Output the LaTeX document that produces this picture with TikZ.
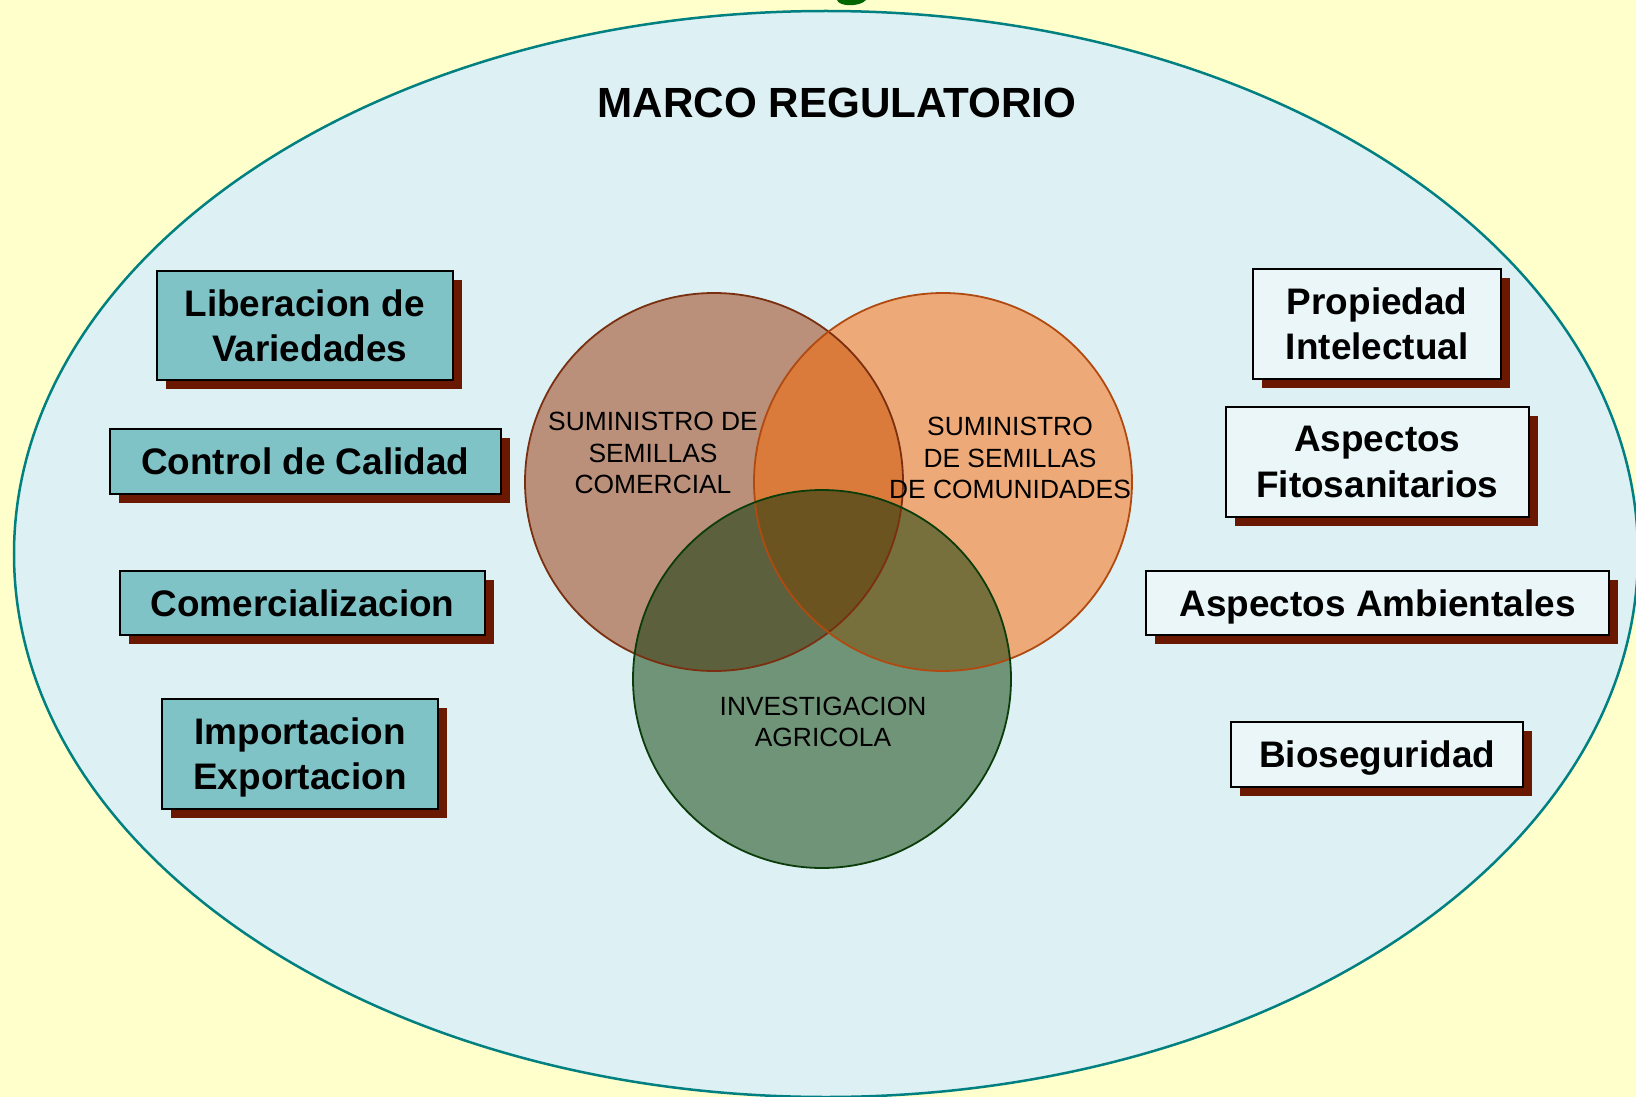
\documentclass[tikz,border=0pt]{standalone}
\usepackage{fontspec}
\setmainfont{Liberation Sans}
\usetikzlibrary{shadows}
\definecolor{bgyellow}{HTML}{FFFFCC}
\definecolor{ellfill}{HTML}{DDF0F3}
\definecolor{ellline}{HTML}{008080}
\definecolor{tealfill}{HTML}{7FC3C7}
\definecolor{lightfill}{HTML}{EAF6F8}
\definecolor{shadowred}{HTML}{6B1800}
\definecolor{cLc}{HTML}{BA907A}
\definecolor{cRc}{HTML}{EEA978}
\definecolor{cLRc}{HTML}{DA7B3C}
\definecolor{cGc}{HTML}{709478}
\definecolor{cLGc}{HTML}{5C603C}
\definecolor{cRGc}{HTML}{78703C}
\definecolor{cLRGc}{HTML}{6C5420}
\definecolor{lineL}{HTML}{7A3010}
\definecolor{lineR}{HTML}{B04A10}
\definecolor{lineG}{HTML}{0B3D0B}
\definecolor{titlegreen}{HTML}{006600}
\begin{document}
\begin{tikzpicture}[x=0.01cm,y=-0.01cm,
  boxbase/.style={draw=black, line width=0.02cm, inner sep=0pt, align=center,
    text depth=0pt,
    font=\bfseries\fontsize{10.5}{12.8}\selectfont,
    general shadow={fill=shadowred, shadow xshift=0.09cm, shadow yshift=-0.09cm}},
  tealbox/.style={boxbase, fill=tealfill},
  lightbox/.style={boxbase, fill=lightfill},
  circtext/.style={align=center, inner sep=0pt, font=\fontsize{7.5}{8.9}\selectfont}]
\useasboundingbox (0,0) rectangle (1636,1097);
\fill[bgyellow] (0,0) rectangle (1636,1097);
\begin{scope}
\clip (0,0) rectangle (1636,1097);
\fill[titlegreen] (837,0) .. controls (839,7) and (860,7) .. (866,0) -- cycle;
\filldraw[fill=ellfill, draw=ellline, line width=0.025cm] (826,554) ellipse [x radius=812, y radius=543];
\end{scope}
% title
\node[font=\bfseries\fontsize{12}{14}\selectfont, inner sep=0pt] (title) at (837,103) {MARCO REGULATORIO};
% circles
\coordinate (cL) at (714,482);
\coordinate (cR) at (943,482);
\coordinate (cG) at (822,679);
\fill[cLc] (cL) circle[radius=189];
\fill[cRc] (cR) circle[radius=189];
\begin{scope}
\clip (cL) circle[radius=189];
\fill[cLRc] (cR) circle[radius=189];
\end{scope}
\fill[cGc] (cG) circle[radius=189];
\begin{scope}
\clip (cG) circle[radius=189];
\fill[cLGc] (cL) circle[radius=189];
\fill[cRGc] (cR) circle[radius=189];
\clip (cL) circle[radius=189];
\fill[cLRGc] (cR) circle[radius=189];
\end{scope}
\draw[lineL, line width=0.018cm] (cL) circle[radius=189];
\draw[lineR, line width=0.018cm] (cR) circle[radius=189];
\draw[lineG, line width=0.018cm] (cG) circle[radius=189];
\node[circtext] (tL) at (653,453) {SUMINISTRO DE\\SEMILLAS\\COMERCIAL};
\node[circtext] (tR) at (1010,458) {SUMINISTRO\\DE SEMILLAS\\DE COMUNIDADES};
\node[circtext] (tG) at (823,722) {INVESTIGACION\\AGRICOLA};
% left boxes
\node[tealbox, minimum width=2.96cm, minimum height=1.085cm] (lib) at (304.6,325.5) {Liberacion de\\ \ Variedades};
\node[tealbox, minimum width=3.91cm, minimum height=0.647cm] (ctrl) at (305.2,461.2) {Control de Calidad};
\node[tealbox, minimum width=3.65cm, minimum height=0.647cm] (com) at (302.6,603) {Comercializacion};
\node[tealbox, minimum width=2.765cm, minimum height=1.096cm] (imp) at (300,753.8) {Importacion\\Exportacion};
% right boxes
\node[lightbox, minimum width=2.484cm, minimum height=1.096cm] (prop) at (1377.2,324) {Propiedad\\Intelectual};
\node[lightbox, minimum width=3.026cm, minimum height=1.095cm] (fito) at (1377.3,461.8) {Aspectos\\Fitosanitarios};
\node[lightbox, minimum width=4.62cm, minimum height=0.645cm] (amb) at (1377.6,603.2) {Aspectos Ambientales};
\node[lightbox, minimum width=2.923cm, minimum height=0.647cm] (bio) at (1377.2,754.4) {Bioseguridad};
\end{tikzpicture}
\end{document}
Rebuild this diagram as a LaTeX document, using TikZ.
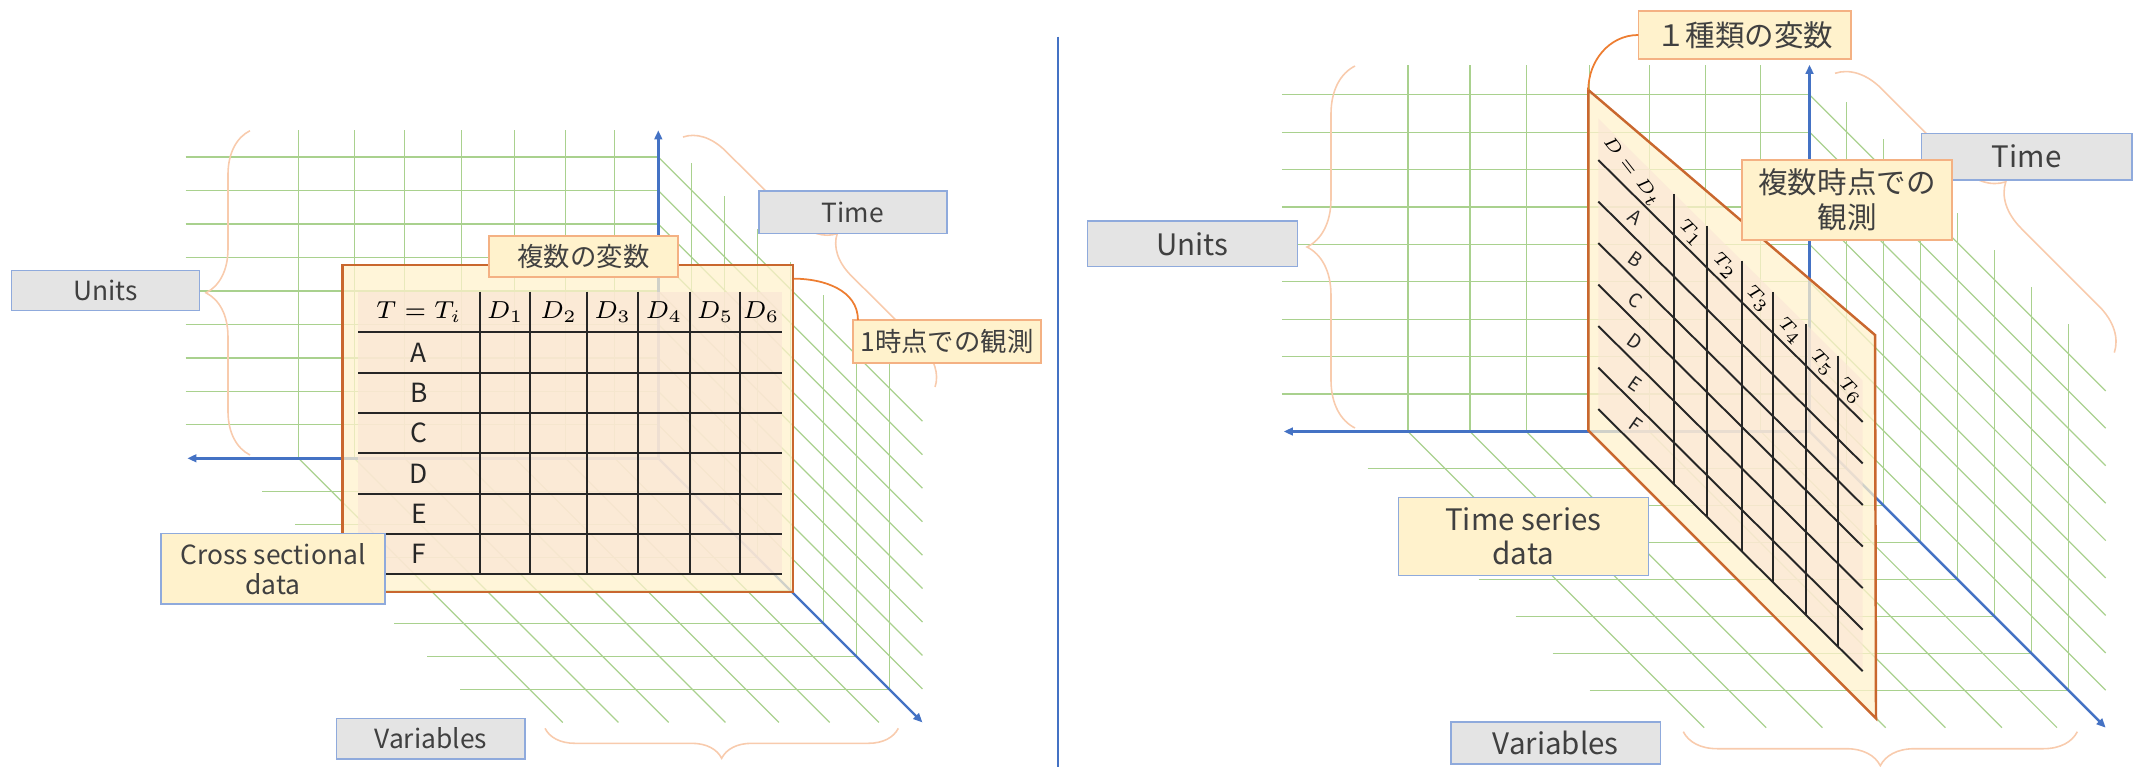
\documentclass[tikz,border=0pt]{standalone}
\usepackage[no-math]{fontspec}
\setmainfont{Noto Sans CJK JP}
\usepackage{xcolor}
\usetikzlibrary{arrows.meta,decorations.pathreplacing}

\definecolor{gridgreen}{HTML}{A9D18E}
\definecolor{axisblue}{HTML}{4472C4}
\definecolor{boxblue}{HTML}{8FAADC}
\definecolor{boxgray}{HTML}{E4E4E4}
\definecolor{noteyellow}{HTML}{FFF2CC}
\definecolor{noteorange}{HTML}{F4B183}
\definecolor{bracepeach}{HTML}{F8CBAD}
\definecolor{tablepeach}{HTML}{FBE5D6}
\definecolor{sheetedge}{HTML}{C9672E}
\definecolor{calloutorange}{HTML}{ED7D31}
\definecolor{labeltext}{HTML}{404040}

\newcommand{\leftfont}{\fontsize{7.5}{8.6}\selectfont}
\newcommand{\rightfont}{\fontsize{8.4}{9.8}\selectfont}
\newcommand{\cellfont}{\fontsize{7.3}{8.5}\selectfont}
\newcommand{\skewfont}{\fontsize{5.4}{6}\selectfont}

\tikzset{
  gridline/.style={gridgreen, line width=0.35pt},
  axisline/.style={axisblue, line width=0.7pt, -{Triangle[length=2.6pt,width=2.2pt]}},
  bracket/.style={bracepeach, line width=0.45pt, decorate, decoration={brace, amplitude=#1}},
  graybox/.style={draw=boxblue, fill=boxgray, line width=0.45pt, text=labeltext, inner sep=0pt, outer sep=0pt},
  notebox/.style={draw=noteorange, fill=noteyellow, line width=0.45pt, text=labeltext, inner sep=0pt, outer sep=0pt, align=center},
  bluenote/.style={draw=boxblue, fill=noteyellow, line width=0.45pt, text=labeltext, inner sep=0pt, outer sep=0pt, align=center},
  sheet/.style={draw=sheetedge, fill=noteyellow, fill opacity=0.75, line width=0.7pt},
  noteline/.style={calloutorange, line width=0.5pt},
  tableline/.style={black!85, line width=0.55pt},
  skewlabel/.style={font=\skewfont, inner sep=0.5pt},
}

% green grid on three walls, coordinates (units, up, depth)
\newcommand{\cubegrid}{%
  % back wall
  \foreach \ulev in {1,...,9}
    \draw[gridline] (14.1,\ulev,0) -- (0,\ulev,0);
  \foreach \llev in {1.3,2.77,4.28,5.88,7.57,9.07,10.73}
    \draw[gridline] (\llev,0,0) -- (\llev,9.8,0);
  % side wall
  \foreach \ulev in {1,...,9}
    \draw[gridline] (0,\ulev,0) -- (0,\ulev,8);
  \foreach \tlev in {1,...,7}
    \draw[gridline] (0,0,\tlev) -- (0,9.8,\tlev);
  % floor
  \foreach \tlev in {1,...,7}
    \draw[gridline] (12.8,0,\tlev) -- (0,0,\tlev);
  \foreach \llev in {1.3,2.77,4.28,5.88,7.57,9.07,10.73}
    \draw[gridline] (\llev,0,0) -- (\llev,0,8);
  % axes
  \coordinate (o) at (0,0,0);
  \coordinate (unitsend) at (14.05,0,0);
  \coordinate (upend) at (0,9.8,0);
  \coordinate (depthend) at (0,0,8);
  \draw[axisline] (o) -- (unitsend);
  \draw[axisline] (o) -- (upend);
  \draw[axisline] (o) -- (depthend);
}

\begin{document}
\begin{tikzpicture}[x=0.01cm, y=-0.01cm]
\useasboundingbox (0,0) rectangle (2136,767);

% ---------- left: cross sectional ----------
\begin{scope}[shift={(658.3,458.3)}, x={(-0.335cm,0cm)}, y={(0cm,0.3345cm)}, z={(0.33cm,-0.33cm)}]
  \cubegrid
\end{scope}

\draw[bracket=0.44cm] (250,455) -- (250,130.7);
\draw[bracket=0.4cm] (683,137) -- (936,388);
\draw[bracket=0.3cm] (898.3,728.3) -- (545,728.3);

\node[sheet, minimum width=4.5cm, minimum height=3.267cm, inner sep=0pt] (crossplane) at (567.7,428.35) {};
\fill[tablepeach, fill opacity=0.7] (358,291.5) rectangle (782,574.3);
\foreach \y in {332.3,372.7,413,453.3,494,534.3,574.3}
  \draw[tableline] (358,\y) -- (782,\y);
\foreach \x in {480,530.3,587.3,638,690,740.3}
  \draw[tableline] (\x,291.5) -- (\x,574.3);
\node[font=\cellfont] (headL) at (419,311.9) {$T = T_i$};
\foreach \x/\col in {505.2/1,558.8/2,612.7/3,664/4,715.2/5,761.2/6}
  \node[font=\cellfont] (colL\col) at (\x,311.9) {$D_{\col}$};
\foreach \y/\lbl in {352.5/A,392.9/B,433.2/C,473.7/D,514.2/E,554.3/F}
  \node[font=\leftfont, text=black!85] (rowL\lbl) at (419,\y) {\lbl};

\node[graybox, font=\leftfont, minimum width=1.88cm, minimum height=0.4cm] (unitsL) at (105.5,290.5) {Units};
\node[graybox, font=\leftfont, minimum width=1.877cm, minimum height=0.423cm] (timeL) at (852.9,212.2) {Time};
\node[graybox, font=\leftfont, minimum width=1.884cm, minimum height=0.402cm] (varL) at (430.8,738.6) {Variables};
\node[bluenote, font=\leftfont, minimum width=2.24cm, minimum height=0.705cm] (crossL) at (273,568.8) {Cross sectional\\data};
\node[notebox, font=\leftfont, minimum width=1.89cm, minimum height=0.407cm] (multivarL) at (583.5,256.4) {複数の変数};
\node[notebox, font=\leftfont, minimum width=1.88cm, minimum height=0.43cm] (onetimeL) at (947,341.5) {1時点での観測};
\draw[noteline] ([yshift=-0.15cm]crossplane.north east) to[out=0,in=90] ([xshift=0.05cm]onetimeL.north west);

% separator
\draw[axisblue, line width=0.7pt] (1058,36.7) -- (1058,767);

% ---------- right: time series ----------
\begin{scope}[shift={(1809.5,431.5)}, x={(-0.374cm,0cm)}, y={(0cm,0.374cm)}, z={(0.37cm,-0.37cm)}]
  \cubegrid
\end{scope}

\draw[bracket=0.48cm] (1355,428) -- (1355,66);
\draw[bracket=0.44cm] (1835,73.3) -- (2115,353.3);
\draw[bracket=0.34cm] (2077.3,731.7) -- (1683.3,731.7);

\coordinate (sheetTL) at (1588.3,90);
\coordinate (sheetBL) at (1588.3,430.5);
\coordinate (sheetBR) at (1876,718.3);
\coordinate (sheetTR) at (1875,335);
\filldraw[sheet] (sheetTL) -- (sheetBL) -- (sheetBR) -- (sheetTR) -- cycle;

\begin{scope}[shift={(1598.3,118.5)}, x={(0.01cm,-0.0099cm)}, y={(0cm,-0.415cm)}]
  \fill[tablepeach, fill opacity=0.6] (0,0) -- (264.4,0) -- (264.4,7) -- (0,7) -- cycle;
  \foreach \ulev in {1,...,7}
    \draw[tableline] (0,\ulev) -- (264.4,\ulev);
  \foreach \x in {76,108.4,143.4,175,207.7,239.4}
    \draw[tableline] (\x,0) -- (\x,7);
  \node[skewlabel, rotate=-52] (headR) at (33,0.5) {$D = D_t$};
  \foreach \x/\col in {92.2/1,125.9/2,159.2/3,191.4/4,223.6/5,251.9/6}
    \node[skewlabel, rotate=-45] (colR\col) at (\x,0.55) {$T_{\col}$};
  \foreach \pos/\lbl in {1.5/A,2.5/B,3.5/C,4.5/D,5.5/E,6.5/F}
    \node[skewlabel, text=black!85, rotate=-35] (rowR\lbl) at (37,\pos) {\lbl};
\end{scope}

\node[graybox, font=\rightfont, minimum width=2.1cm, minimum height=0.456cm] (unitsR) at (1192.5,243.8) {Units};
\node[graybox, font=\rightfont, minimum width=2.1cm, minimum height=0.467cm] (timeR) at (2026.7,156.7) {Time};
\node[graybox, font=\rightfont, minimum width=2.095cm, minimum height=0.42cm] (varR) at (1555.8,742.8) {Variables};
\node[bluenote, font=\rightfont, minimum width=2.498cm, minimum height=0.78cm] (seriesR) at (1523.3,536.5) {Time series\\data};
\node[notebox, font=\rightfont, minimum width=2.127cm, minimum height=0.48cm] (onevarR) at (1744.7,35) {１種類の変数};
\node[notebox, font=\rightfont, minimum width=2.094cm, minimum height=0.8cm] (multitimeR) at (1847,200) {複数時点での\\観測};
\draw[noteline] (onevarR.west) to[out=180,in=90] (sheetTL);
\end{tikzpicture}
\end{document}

= = =

■ Your instructions
From the entries, report each line that includes the word "LaTeX".

■ Output below
Output the LaTeX document that produces this picture with TikZ.
Rebuild this diagram as a LaTeX document, using TikZ.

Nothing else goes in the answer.